◆ Data:

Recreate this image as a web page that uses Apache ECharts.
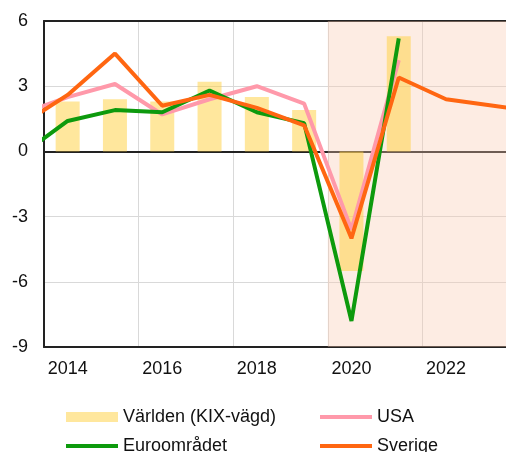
<!DOCTYPE html>
<html>
<head>
<meta charset="utf-8">
<script src="https://cdn.jsdelivr.net/npm/echarts@6/dist/echarts.min.js"></script>
<style>
  html, body { margin: 0; padding: 0; background: #fff; overflow: hidden; }
  #chart { width: 506px; height: 452px; }
</style>
</head>
<body>
<div id="chart"></div>
<script>
// BNP-tillväxt, procent
const years = [2013, 2014, 2015, 2016, 2017, 2018, 2019, 2020, 2021, 2022, 2023, 2024]
const varlden = [null, 2.3, 2.4, 2.3, 3.2, 2.5, 1.9, -5.5, 5.3]
const euro = [-0.2, 1.4, 1.9, 1.8, 2.8, 1.8, 1.3, -7.8, 5.2]
const usa = [1.7, 2.5, 3.1, 1.7, 2.4, 3.0, 2.2, -3.6, 4.2]
const sverige = [1.2, 2.6, 4.5, 2.1, 2.6, 2.0, 1.2, -4.0, 3.4, 2.4, 2.1, 1.8]
const yTicks = [-9, -3, 0, 3, 6]
const forecastStart = 2019.5

const font = "'Liberation Sans', Arial, sans-serif"
const gridWidth = 462
const xMin = 2013.5
const xMax = 2013.5 + gridWidth / 47.3

const pairs = (vals) => vals.map((v, i) => [years[i], v]).filter(p => p[1] !== null)

const chart = echarts.init(document.getElementById('chart'))

const lineSeries = (name, vals, color) => ({
  name,
  type: 'line',
  data: pairs(vals),
  symbol: 'none',
  clip: true,
  lineStyle: { width: 4, color },
  itemStyle: { color },
  z: 3
})

const axisLineStyle = { color: '#222', width: 2 }

const legendBase = {
  orient: 'vertical',
  height: 100,
  itemWidth: 52,
  itemHeight: 4,
  itemGap: 11,
  icon: 'rect',
  textStyle: { fontSize: 18, color: '#111', fontFamily: font }
}

const option = {
  animation: false,
  textStyle: { fontFamily: font },
  grid: {
    left: 44,
    top: 21,
    right: 0,
    bottom: 105,
    outerBoundsMode: 'none'
  },
  legend: [
    Object.assign({}, legendBase, { left: 61, top: 403, itemHeight: 10, data: ['Världen (KIX-vägd)'] }),
    Object.assign({}, legendBase, { left: 61, top: 432, data: ['Euroområdet'] }),
    Object.assign({}, legendBase, { left: 315, top: 403, data: ['USA', 'Sverige'] })
  ],
  xAxis: [
    {
      // gridlinjer + nollinje
      type: 'value',
      min: xMin,
      max: xMax,
      interval: 2,
      axisLine: { show: true, onZero: true, lineStyle: axisLineStyle },
      axisTick: { show: false },
      axisLabel: { show: false },
      splitLine: { show: true, lineStyle: { color: '#d9d9d9', width: 1 } }
    },
    {
      // årtal
      type: 'value',
      position: 'bottom',
      min: xMin,
      max: xMax,
      interval: 0.5,
      axisLine: { show: true, onZero: false, lineStyle: axisLineStyle },
      axisTick: { show: false },
      splitLine: { show: false },
      axisLabel: {
        show: true,
        margin: 13,
        fontSize: 18,
        color: '#111',
        fontFamily: font,
        formatter: (v) => (Number.isInteger(v) && v % 2 === 0) ? String(v) : ''
      }
    },
    {
      // ram upptill
      type: 'value',
      position: 'top',
      min: xMin,
      max: xMax,
      axisLine: { show: true, onZero: false, lineStyle: axisLineStyle },
      axisTick: { show: false },
      axisLabel: { show: false },
      splitLine: { show: false }
    }
  ],
  yAxis: {
    type: 'value',
    min: yTicks[0],
    max: yTicks[yTicks.length - 1],
    interval: 3,
    axisLine: { show: true, onZero: false, lineStyle: axisLineStyle },
    axisTick: { show: false },
    axisLabel: { margin: 16, fontSize: 18, color: '#111', fontFamily: font },
    splitLine: { show: true, lineStyle: { color: '#d9d9d9', width: 1 } }
  },
  series: [
    {
      name: 'Världen (KIX-vägd)',
      type: 'bar',
      data: pairs(varlden),
      barWidth: 24,
      itemStyle: { color: 'rgba(255, 208, 60, 0.5)' },
      z: 2,
      markArea: {
        silent: true,
        itemStyle: { color: 'rgba(250, 200, 175, 0.35)' },
        data: [[{ xAxis: forecastStart }, { xAxis: xMax }]]
      }
    },
    lineSeries('USA', usa, '#ff99aa'),
    lineSeries('Euroområdet', euro, '#0d9a0d'),
    lineSeries('Sverige', sverige, '#ff6611')
  ]
}

chart.setOption(option)
</script>
</body>
</html>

◆ Given instruction: Go through the listing above and quote it exactly, apart from its images.

◆ Finished exercise:
Recreate this image as a web page that uses Apache ECharts.
<!DOCTYPE html>
<html>
<head>
<meta charset="utf-8">
<script src="https://cdn.jsdelivr.net/npm/echarts@6/dist/echarts.min.js"></script>
<style>
  html, body { margin: 0; padding: 0; background: #fff; overflow: hidden; }
  #chart { width: 506px; height: 452px; }
</style>
</head>
<body>
<div id="chart"></div>
<script>
// BNP-tillväxt, procent
const years = [2013, 2014, 2015, 2016, 2017, 2018, 2019, 2020, 2021, 2022, 2023, 2024]
const varlden = [null, 2.3, 2.4, 2.3, 3.2, 2.5, 1.9, -5.5, 5.3]
const euro = [-0.2, 1.4, 1.9, 1.8, 2.8, 1.8, 1.3, -7.8, 5.2]
const usa = [1.7, 2.5, 3.1, 1.7, 2.4, 3.0, 2.2, -3.6, 4.2]
const sverige = [1.2, 2.6, 4.5, 2.1, 2.6, 2.0, 1.2, -4.0, 3.4, 2.4, 2.1, 1.8]
const yTicks = [-9, -3, 0, 3, 6]
const forecastStart = 2019.5

const font = "'Liberation Sans', Arial, sans-serif"
const gridWidth = 462
const xMin = 2013.5
const xMax = 2013.5 + gridWidth / 47.3

const pairs = (vals) => vals.map((v, i) => [years[i], v]).filter(p => p[1] !== null)

const chart = echarts.init(document.getElementById('chart'))

const lineSeries = (name, vals, color) => ({
  name,
  type: 'line',
  data: pairs(vals),
  symbol: 'none',
  clip: true,
  lineStyle: { width: 4, color },
  itemStyle: { color },
  z: 3
})

const axisLineStyle = { color: '#222', width: 2 }

const legendBase = {
  orient: 'vertical',
  height: 100,
  itemWidth: 52,
  itemHeight: 4,
  itemGap: 11,
  icon: 'rect',
  textStyle: { fontSize: 18, color: '#111', fontFamily: font }
}

const option = {
  animation: false,
  textStyle: { fontFamily: font },
  grid: {
    left: 44,
    top: 21,
    right: 0,
    bottom: 105,
    outerBoundsMode: 'none'
  },
  legend: [
    Object.assign({}, legendBase, { left: 61, top: 403, itemHeight: 10, data: ['Världen (KIX-vägd)'] }),
    Object.assign({}, legendBase, { left: 61, top: 432, data: ['Euroområdet'] }),
    Object.assign({}, legendBase, { left: 315, top: 403, data: ['USA', 'Sverige'] })
  ],
  xAxis: [
    {
      // gridlinjer + nollinje
      type: 'value',
      min: xMin,
      max: xMax,
      interval: 2,
      axisLine: { show: true, onZero: true, lineStyle: axisLineStyle },
      axisTick: { show: false },
      axisLabel: { show: false },
      splitLine: { show: true, lineStyle: { color: '#d9d9d9', width: 1 } }
    },
    {
      // årtal
      type: 'value',
      position: 'bottom',
      min: xMin,
      max: xMax,
      interval: 0.5,
      axisLine: { show: true, onZero: false, lineStyle: axisLineStyle },
      axisTick: { show: false },
      splitLine: { show: false },
      axisLabel: {
        show: true,
        margin: 13,
        fontSize: 18,
        color: '#111',
        fontFamily: font,
        formatter: (v) => (Number.isInteger(v) && v % 2 === 0) ? String(v) : ''
      }
    },
    {
      // ram upptill
      type: 'value',
      position: 'top',
      min: xMin,
      max: xMax,
      axisLine: { show: true, onZero: false, lineStyle: axisLineStyle },
      axisTick: { show: false },
      axisLabel: { show: false },
      splitLine: { show: false }
    }
  ],
  yAxis: {
    type: 'value',
    min: yTicks[0],
    max: yTicks[yTicks.length - 1],
    interval: 3,
    axisLine: { show: true, onZero: false, lineStyle: axisLineStyle },
    axisTick: { show: false },
    axisLabel: { margin: 16, fontSize: 18, color: '#111', fontFamily: font },
    splitLine: { show: true, lineStyle: { color: '#d9d9d9', width: 1 } }
  },
  series: [
    {
      name: 'Världen (KIX-vägd)',
      type: 'bar',
      data: pairs(varlden),
      barWidth: 24,
      itemStyle: { color: 'rgba(255, 208, 60, 0.5)' },
      z: 2,
      markArea: {
        silent: true,
        itemStyle: { color: 'rgba(250, 200, 175, 0.35)' },
        data: [[{ xAxis: forecastStart }, { xAxis: xMax }]]
      }
    },
    lineSeries('USA', usa, '#ff99aa'),
    lineSeries('Euroområdet', euro, '#0d9a0d'),
    lineSeries('Sverige', sverige, '#ff6611')
  ]
}

chart.setOption(option)
</script>
</body>
</html>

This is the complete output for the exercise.